What else influences your design process?
"I am always looking at what the fashion industry is doing. Where are the big fashion designers taking things? The choices of the designers and the trends. And I often envision Diamante walking down the runway and when I do, I always see them walking to classical music to juxtapose the edginess of our costume design. Alexander McQueen would use that as part of his fashion shows and I loved that. The shows were always so weird and intense but he would use this classical music and the juxtaposition of that was so interesting."
You have used interesting materials in the past. The costumes in 2017 and 2018 were black and made use of leather and mesh to accent the costume. Then in 2019, there was a complete turnaround to white but also the accent materials were softer. Why these material choices?
"Adding the elements of mesh to me allows the audience to see part of the skin. It comes through raw and it reveals the vulnerability of the performers. It allows them to show part of themselves and forces them to dig into their performance more. They love it. They get to transform to the performer they were meant to be. They allow themselves to become who they were meant to be on the floor and that's so important."
You mentioned earlier that you didn't sketch out the costumes this year. That you just allowed the creative process to happen in real-time. With that in mind, how did that affect this year's design and what is different this season?

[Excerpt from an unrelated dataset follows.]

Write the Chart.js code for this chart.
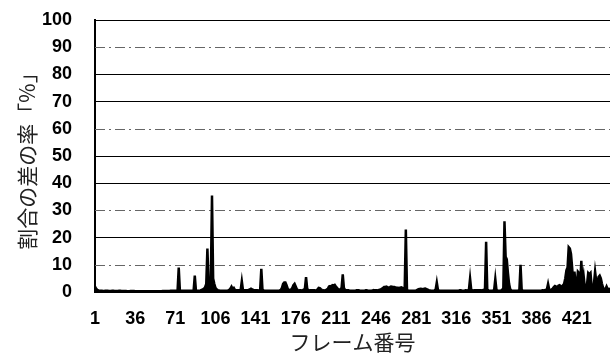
<!DOCTYPE html>
<html>
<head>
<meta charset="utf-8">
<script src="https://cdn.jsdelivr.net/npm/chart.js@4/dist/chart.umd.min.js"></script>
<style>
  body { margin: 0; background: #fff; }
  #wrap { width: 610px; height: 356px; }
</style>
</head>
<body>
<div id="wrap"><canvas id="diffChart"></canvas></div>
<script>
// 割合の差の率 [%] per frame (frames 1..450)
const rateDiff = [
  2.0,1.2,0.8,0.6,0.5,0.5,0.5,0.4,0.4,0.5,0.5,0.5,0.4,0.4,0.4,0.5,0.5,0.4,0.4,0.4,0.4,0.5,0.5,0.4,0.4,
  0.4,0.4,0.4,0.3,0.3,0.3,0.4,0.4,0.4,0.4,0.3,0.3,0.3,0.3,0.3,0.3,0.3,0.3,0.3,0.3,0.3,0.3,0.3,0.3,0.3,
  0.3,0.3,0.3,0.3,0.3,0.3,0.3,0.3,0.3,0.4,0.4,0.4,0.4,0.4,0.4,0.4,0.5,0.5,0.5,0.5,0.5,0.5,0.6,9.0,0.6,
  0.5,0.5,0.5,0.5,0.5,0.5,0.5,0.5,0.5,0.5,0.5,0.6,6.0,0.6,0.5,0.5,0.5,0.6,0.8,1.0,1.2,1.8,3.0,16.0,3.5,
  4.0,5.0,35.5,5.0,3.0,1.5,1.0,0.7,0.6,0.5,0.5,0.5,0.5,0.5,0.5,0.5,0.6,0.8,1.2,2.0,1.2,1.5,0.8,0.6,0.6,
  0.6,0.6,0.8,4.0,0.8,0.6,0.6,0.6,0.6,0.8,1.0,1.2,1.0,0.8,0.6,0.6,0.6,0.6,0.7,0.9,8.5,0.9,0.6,0.5,0.5,
  0.5,0.5,0.5,0.5,0.5,0.5,0.5,0.5,0.5,0.5,0.5,0.6,0.8,1.5,3.0,3.5,3.5,2.5,1.2,0.8,0.7,0.9,1.5,2.5,3.0,
  2.0,1.0,0.7,0.6,0.6,0.6,0.7,0.9,1.2,5.5,1.2,0.7,0.6,0.6,0.6,0.6,0.6,0.6,0.7,0.9,1.5,1.4,1.0,0.7,0.6,
  0.6,0.7,0.9,1.2,2.0,2.2,2.0,2.5,2.4,2.6,2.0,1.5,1.0,0.8,1.0,1.5,6.5,1.5,0.8,0.6,0.6,0.6,0.5,0.5,0.5,
  0.5,0.5,0.5,0.6,0.6,0.6,0.5,0.5,0.5,0.5,0.5,0.6,0.6,0.5,0.5,0.5,0.5,0.6,0.7,0.6,0.6,0.6,0.7,0.8,0.9,
  1.2,1.5,1.8,1.8,2.0,1.8,1.7,1.8,2.0,1.9,1.8,1.8,1.7,1.6,1.6,1.5,1.6,1.7,1.5,1.2,1.0,23.0,0.8,0.6,0.5,
  0.5,0.5,0.5,0.5,0.5,0.6,0.8,1.0,1.1,1.2,1.1,1.0,1.2,1.3,1.1,0.9,0.7,0.6,0.5,0.5,0.5,0.6,0.9,3.5,0.8,
  0.6,0.5,0.5,0.5,0.5,0.5,0.5,0.5,0.5,0.5,0.5,0.5,0.5,0.5,0.5,0.5,0.5,0.5,0.6,0.6,0.5,0.5,0.5,0.6,0.6,
  0.7,0.9,5.0,0.9,0.7,0.6,0.6,0.6,0.6,0.6,0.6,0.6,0.6,0.7,0.8,1.0,18.5,0.9,0.6,0.5,0.5,0.5,0.6,0.8,4.8,
  0.8,0.6,0.5,0.5,0.6,0.8,1.5,26.0,13.0,12.0,7.0,3.0,1.0,0.6,0.5,0.5,0.5,0.5,0.5,0.6,0.8,10.0,0.8,0.6,0.5,
  0.5,0.5,0.5,0.5,0.5,0.5,0.5,0.5,0.5,0.5,0.5,0.5,0.5,0.5,0.5,0.6,0.6,0.7,0.8,1.0,3.0,0.9,0.7,0.9,1.2,
  1.8,2.2,2.0,1.6,2.3,2.5,2.2,2.0,2.5,3.0,5.0,8.0,9.0,16.5,16.0,14.0,9.0,3.0,7.5,3.0,2.0,7.5,7.0,3.0,11.5,
  3.0,6.0,2.0,1.5,3.0,7.0,6.5,7.0,2.0,1.5,3.0,7.5,4.0,2.0,5.5,6.0,5.0,3.0,1.5,1.0,1.0,2.0,1.0,0.8,1.5
];

// フレーム番号
const frames = rateDiff.map((_, i) => String(i + 1));
const xTickLabels = ['1', '36', '71', '106', '141', '176', '211', '246', '281', '316', '351', '386', '421'];
const yTicks = [0, 10, 20, 30, 40, 50, 60, 70, 80, 90, 100];

// grid lines drawn dash-dot instead of solid
const dashedGrid = [10, 30, 60, 90];

const tickFont = { family: 'Liberation Sans, Arial, sans-serif', size: 18, weight: 'bold' };
const titleFont = { family: 'Noto Sans CJK JP, sans-serif', size: 21, lineHeight: 1 };

const dashGridPlugin = {
  id: 'dashGrid',
  beforeDatasetsDraw(chart) {
    const { ctx, chartArea, scales } = chart;
    ctx.save();
    ctx.strokeStyle = '#666';
    ctx.lineWidth = 1;
    ctx.setLineDash([10, 4, 2, 4]);
    dashedGrid.forEach(v => {
      const py = Math.round(scales.y.getPixelForValue(v)) + 0.5;
      ctx.beginPath();
      ctx.moveTo(chartArea.left, py);
      ctx.lineTo(chartArea.right, py);
      ctx.stroke();
    });
    ctx.restore();
  }
};

const chart = new Chart(document.getElementById('diffChart').getContext('2d'), {
  type: 'line',
  data: {
    labels: frames,
    datasets: [{
      data: rateDiff,
      borderColor: '#000',
      backgroundColor: '#000',
      borderWidth: 2.5,
      fill: 'origin',
      pointRadius: 0,
      tension: 0
    }]
  },
  options: {
    responsive: true,
    maintainAspectRatio: false,
    animation: false,
    layout: { padding: { top: 20, right: 0, left: 0, bottom: 0 } },
    plugins: { legend: { display: false }, tooltip: { enabled: false } },
    scales: {
      x: {
        type: 'category',
        offset: false,
        grid: { display: false, drawTicks: false },
        border: { color: '#000', width: 1.5 },
        ticks: {
          autoSkip: false,
          maxRotation: 0,
          minRotation: 0,
          padding: 16,
          color: '#000',
          font: tickFont,
          callback: function (val) {
            const lab = this.getLabelForValue(val);
            return xTickLabels.includes(lab) ? lab : '';
          }
        },
        title: {
          display: true,
          text: 'フレーム番号',
          color: '#222',
          font: titleFont,
          padding: { top: 0, bottom: 3 }
        },
        afterFit: s => { s.height = 64; s.paddingLeft = 0; s.paddingRight = 0; }
      },
      y: {
        min: 0,
        max: 100,
        afterBuildTicks: s => { s.ticks = yTicks.map(v => ({ value: v })); },
        grid: {
          drawTicks: false,
          lineWidth: 1,
          color: c => dashedGrid.includes(c.tick && c.tick.value) ? 'rgba(0,0,0,0)' : '#000'
        },
        border: { color: '#000', width: 2 },
        ticks: { padding: 23, color: '#000', font: tickFont },
        title: {
          display: true,
          text: '割合の差の率「%」',
          color: '#222',
          font: titleFont,
          padding: { top: 17, bottom: 0 }
        },
        afterFit: s => { s.width = 95; s.paddingTop = 0; s.paddingBottom = 0; }
      }
    }
  },
  plugins: [dashGridPlugin]
});
</script>
</body>
</html>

"We just start pinning stuff on to the bodice. We look at swatches and then we start grabbing fabrics. I will tell you that the first costume I did for Diamante this year was in blue. Because when I thought about conversation I thought about soundwaves that are often represented in blue like when I'm doing music editing. But we went back and said... this color choice is a given. People are going to expect a blue or white or black design. We started thinking about it further and decided we wanted to emphasize the vulnerability that can come with a conversation. So we decided to go with a nude palette this year - a light tan costume with a little bit of copper. We wanted it to look like flesh. Like you're exposed. And we wanted the costumes to have an intimate feel this year to reflect that vulnerability when you put yourself out there."
It sounds like you have thought through every element of your design and how it can convey meaning or a message through particular elements choices - be that the material, the color, etc. What is one thing in the design of the Diamante costume that has particular meaning to you?
"The fabric is amazing this year and we are using mesh again. But we are putting a design over the mesh on the girls this year to give it a little more of a feminine touch. Its because to me women are not allowed to expose themselves in conversation as much... even today. People still try to tell women how to speak and when to speak. They're not given the same pass and opportunity as men and that's not right. We wanted the audience to consider our female performers a little bit extra this year. We wanted them to see our girls a little more. They have every right to be heard, to be seen and to do what they want to do. They are so important to our lives. They carry our children. They do so much for us and it was important for me this year to give them more of a voice through some design elements in our show."